Началась «проработка». Комитет комсомола пригрозил пятерым назначенным главарям исключением из школы (спасибо, не виселицей).
Я стояла в школьном коридоре и плакала – невозможно было объявить родителям об очередной неприятности. Анна Ивановна, проходя мимо, процедила сквозь зубы, чтобы никто не слышал: «Не реви, ничего не сделают». В конце концов объявили выговор с занесением в личное дело – был такой серьёзный, но не безнадёжный приговор. После этого обстановка несколько разрядилась, однако ненадолго.
Одновременно с восьмым классом общеобразовательной школы я заканчивала седьмой, последний – музыкальной. И вдруг – ч.п.: меня засыпают на экзамене по музлитературе, то есть ставят… тройку! А дело было в следующем. Однажды, ещё зимой, сверхнежная дама, преподававшая нам музлитературу, на уроке громко чихнула.

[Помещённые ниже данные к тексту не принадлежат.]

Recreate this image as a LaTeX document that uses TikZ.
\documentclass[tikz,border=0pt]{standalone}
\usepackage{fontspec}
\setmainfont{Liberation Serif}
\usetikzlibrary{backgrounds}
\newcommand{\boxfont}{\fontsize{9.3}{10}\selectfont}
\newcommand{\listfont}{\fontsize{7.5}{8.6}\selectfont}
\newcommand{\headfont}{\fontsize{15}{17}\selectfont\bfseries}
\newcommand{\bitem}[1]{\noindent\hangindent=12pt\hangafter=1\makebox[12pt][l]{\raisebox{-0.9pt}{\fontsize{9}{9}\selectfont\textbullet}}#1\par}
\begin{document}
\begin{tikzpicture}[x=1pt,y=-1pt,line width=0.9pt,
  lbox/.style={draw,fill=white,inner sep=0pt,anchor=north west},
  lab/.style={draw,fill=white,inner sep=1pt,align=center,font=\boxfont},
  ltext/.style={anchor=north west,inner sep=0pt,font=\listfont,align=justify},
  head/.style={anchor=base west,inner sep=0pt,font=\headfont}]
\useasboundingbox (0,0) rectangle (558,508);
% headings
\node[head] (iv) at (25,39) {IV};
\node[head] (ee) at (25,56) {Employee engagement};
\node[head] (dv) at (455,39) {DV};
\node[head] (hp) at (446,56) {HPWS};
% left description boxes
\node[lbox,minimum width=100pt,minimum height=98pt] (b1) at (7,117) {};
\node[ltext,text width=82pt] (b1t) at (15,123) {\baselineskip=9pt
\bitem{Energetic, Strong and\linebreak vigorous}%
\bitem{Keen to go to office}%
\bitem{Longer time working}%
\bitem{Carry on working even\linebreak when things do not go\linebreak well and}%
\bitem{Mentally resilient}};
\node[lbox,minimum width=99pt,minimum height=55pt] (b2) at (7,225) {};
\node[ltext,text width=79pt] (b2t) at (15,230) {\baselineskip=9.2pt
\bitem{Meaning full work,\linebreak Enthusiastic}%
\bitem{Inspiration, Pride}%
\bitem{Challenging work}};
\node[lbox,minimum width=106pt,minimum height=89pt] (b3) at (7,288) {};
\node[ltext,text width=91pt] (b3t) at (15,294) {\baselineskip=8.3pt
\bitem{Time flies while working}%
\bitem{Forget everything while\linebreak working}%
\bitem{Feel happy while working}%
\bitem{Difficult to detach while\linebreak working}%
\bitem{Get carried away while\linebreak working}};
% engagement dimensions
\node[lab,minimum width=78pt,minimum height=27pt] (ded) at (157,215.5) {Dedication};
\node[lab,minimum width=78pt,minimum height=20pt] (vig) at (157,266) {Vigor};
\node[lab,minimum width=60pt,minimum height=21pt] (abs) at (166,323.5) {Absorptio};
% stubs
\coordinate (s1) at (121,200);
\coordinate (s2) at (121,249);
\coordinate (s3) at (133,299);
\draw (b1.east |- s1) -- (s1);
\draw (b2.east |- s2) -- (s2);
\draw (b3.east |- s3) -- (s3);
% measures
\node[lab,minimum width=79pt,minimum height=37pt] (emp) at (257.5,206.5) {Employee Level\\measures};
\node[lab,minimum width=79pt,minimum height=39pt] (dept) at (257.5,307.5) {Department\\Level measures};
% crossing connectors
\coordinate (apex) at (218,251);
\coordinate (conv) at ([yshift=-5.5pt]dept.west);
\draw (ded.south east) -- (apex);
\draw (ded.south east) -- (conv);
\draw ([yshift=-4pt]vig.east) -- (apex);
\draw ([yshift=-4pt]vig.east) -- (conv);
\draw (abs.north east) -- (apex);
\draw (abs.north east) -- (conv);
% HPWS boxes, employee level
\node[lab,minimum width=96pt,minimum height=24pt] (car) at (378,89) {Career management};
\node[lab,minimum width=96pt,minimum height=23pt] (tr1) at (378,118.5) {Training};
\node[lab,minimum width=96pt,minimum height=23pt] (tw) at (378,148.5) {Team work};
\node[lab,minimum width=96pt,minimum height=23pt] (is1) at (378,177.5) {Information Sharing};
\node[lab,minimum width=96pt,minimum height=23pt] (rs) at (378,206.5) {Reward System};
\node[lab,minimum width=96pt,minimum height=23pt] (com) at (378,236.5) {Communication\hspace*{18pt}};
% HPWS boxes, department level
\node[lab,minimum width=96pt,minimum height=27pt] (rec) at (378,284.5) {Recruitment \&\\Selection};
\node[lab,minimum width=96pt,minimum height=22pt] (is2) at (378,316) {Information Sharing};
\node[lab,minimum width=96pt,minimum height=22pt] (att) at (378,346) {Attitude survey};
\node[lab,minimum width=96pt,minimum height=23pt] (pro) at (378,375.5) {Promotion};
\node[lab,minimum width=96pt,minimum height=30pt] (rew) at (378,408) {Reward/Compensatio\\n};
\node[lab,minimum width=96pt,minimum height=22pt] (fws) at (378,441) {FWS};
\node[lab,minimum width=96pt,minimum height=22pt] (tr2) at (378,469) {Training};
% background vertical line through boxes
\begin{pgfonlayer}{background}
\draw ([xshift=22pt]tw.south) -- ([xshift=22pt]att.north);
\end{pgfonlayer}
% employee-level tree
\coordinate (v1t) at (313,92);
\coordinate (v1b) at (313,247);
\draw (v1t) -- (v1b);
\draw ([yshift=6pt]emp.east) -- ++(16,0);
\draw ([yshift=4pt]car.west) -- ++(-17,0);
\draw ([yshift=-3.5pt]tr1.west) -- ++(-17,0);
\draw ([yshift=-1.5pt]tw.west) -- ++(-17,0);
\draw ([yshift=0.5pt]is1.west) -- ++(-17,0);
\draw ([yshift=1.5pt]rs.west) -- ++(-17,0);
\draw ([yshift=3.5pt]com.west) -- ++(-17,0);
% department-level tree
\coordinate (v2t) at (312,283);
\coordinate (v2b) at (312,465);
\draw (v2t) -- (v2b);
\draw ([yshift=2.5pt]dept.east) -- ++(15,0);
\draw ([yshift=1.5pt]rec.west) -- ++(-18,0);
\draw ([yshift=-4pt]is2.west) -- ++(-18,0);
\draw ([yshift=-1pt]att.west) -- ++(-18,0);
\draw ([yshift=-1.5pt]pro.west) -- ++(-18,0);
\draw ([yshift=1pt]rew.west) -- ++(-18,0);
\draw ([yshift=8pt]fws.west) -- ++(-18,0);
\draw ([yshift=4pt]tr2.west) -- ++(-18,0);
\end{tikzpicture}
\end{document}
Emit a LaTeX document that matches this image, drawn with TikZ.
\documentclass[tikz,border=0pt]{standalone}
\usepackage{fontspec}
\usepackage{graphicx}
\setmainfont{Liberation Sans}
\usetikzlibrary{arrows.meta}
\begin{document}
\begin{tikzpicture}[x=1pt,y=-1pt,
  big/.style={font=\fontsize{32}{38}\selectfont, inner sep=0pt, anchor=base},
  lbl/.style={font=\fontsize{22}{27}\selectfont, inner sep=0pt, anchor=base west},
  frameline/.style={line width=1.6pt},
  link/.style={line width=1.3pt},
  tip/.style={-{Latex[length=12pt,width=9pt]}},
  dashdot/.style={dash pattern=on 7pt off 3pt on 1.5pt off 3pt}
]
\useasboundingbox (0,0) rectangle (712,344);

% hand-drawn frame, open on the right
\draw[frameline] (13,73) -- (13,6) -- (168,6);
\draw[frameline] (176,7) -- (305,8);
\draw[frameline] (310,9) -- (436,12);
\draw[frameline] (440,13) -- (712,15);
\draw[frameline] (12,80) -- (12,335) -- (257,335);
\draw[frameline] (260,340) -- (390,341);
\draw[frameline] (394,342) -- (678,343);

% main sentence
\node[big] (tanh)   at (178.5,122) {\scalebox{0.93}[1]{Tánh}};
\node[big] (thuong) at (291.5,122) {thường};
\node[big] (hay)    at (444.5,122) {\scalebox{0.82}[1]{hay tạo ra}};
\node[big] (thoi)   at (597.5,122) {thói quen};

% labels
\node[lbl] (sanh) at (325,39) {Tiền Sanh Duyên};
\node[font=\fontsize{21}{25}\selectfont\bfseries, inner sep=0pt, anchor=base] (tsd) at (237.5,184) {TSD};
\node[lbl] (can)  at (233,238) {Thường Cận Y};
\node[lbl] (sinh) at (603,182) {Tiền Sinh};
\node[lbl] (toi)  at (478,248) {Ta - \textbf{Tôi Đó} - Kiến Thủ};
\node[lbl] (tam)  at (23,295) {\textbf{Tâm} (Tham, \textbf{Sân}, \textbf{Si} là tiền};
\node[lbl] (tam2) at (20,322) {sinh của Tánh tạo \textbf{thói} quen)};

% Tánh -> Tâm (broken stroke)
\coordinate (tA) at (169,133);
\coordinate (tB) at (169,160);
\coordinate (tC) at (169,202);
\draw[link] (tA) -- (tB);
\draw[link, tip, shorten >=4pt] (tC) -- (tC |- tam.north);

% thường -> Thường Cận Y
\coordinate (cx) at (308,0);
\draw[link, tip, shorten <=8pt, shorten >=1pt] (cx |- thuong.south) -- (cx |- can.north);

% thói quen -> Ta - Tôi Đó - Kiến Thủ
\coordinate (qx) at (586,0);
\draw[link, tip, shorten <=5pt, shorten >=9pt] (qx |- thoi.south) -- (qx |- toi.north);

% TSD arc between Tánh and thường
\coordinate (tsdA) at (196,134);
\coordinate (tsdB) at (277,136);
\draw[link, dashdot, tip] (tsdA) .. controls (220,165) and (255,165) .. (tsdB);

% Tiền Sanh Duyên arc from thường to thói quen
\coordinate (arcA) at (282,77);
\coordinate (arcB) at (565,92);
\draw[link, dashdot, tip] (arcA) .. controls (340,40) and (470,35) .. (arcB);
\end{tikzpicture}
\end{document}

Я – признаюсь, не очень-то вежливо, фамильярно – возьми да и скажи: «Будьте здоровы, растите большая». Боже мой, что тут началось! Педсовет, родители, извинения… кто воспитал такую невежу… по какому праву… Постепенно затянулось, но её постоянная холодность ко мне на уроках второго полугодия вызывала какую-то смутную тревогу…
И вот через полгода, на выпускном экзамене, она обрушивает на меня град трудных вопросов, на которые, быть может, и сама не знает ответов. Я, естественно, теряюсь и так обижаюсь на тенденциозность происходящего, что уже и на простые вопросы плохо отвечаю (не забудьте, мне только пятнадцать лет). И ставят тройку – мне, у которой по всем предметам, не менее важным в музыкальном образовании, пятёрки! Потом пересдала. Но в аттестате единственная четвёрка среди пятёрок – по музлитературе…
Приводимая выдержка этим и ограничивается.